### Recorded information
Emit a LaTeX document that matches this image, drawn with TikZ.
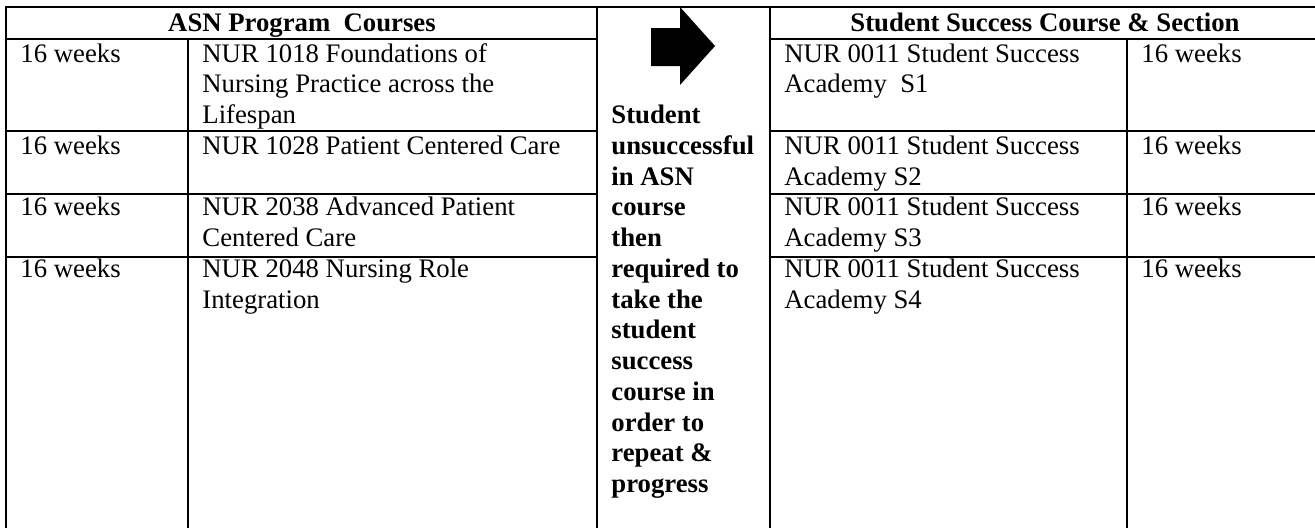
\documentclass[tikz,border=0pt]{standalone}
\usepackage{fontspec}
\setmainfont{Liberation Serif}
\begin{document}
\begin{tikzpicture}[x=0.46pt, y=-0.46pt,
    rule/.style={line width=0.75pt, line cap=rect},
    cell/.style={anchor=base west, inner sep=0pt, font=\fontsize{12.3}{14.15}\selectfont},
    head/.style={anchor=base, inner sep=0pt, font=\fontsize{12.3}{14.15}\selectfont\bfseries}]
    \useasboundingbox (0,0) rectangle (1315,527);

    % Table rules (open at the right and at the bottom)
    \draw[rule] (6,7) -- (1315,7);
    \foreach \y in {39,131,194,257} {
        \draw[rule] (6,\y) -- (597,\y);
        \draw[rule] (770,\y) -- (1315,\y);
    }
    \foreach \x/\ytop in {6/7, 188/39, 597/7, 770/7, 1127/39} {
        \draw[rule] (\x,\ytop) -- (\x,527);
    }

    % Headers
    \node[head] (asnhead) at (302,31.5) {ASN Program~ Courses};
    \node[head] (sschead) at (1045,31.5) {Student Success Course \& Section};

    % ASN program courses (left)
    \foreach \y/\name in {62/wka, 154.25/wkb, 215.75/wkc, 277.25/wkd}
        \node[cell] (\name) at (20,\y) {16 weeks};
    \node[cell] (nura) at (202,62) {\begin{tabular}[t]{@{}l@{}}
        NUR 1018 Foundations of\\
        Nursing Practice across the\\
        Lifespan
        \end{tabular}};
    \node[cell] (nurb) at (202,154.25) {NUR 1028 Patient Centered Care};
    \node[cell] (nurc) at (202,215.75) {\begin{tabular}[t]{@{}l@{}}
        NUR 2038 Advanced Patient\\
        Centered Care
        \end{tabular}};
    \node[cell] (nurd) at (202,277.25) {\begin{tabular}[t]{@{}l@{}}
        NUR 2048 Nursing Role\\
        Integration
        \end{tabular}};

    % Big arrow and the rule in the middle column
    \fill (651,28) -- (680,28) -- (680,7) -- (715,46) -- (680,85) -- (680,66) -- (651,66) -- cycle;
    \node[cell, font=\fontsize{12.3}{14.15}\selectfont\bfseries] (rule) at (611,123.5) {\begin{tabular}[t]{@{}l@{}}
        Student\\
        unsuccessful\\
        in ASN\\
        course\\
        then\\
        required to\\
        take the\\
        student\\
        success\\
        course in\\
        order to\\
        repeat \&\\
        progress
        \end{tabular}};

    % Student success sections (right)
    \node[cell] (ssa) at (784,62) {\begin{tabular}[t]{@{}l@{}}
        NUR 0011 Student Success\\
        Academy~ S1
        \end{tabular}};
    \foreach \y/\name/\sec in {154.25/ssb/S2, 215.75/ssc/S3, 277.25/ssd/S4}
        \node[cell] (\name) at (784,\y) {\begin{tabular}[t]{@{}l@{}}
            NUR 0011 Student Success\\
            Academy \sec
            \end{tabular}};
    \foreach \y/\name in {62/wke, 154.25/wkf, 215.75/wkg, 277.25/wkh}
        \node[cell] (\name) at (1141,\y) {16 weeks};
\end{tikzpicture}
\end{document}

### Challenge
From the top of the listing above, repeat each line exactly until you reach the line containing "(sschead) at (1045,31.5)", and repeat that one too. Leave the pictures out.

### The solution
Emit a LaTeX document that matches this image, drawn with TikZ.
\documentclass[tikz,border=0pt]{standalone}
\usepackage{fontspec}
\setmainfont{Liberation Serif}
\begin{document}
\begin{tikzpicture}[x=0.46pt, y=-0.46pt,
    rule/.style={line width=0.75pt, line cap=rect},
    cell/.style={anchor=base west, inner sep=0pt, font=\fontsize{12.3}{14.15}\selectfont},
    head/.style={anchor=base, inner sep=0pt, font=\fontsize{12.3}{14.15}\selectfont\bfseries}]
    \useasboundingbox (0,0) rectangle (1315,527);

    % Table rules (open at the right and at the bottom)
    \draw[rule] (6,7) -- (1315,7);
    \foreach \y in {39,131,194,257} {
        \draw[rule] (6,\y) -- (597,\y);
        \draw[rule] (770,\y) -- (1315,\y);
    }
    \foreach \x/\ytop in {6/7, 188/39, 597/7, 770/7, 1127/39} {
        \draw[rule] (\x,\ytop) -- (\x,527);
    }

    % Headers
    \node[head] (asnhead) at (302,31.5) {ASN Program~ Courses};
    \node[head] (sschead) at (1045,31.5) {Student Success Course \& Section};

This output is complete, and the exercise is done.